Want to create a better world? Follow the money.
Think of all the bad stuff big corporations do today- like polluting the environment, buying off politicians or underpaying workers. Most manage to do all three at once! It isn't hard to think of several more, but do you ever ask why they do it? Money's one answer, but another is that the people who actually own those giant corporations aren't affected by the decisions they make. Unless it moves the bottom line, a shareholder who lives 5,000 miles away couldn't care less about poisoning the atmosphere or forcing young children to work 12-hour days. If these big companies were decentralized, owned & operated by the people who lived nearby, do you think they would allow any of those things to happen?
City residents would never let a corporation pollute, since it would ruin the air they breathe. It wouldn't make sense for a community to buy off their own politicians. And workers would never agree to underpay themselves. It's funny how we claim to love democracy, but run our businesses like tiny communist dictatorships where a small elite make all the choices.

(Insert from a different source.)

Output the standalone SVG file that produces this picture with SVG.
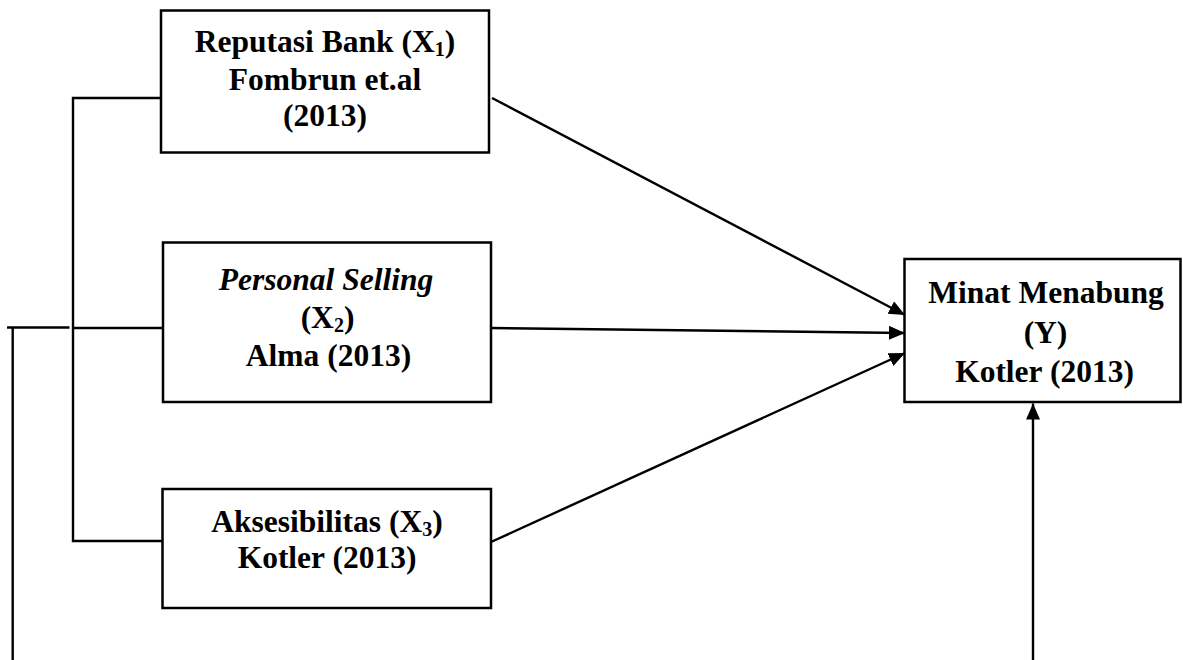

If we want to right the ship, we can't afford to give people personally unaffected by the decisions they make any power. We don't let people from Idaho vote in English elections, do we? There's no reason to let someone living in China decide whether or not 200 people in Maine get to keep their job or not- and ultimately they do by electing that company's board of directors. Businesses should be run by communities, for the benefit of everyone in a community. Period. Giving outsiders a say via external share ownership sets a city up for failure by placing their economic future in the hands of profiteers. That's not all- money from local businesses is sucked away instead of being reinvested in the surrounding area. But worst of all are the tax breaks communities give big corporations to relocate in the first place! It's like paying to get robbed.

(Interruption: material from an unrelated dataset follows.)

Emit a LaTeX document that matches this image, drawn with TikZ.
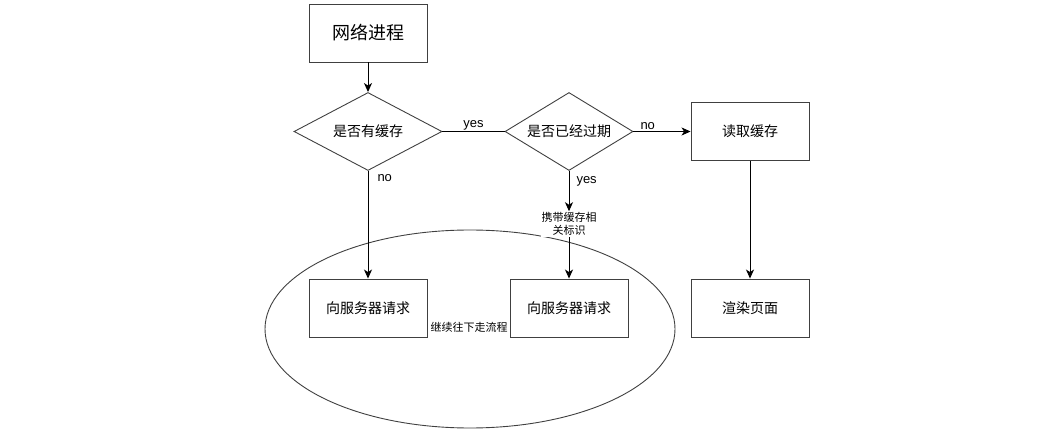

It doesn't have to be this way. A world where none of the corruption we typically associate big business with happens isn't just a pipe dream, it's within reach.
This only works if every corporation is set up like this though, because otherwise absentee business directors would still make bad decisions without personally being effected by them. That's why having control of the businesses in your community is a constitutional right enforced under The Global Assembly's authority to regulate international commerce. Needless to say, there's an exception for small businesses with less than 20 employees where this would be impractical. These businesses are owned by the people who work there instead of the entire community.
Did I mention this isn't communism? The free market still exists and it's as powerful as ever, directing the trade of scarce resources between cities. There is no central commissar rationing what you can buy, choosing where you live or what job you do- in fact, you get to decide who runs the major businesses in your city. If you feel like you aren't qualified enough to make a choice, you can hand over your vote for that business to someone you trust. Even cooler, at the end of the year you get a check for a portion of whatever profits the business makes! If this sounds like capitalism, that's because it is. It's only a better version of it called community capitalism, or contributism for short.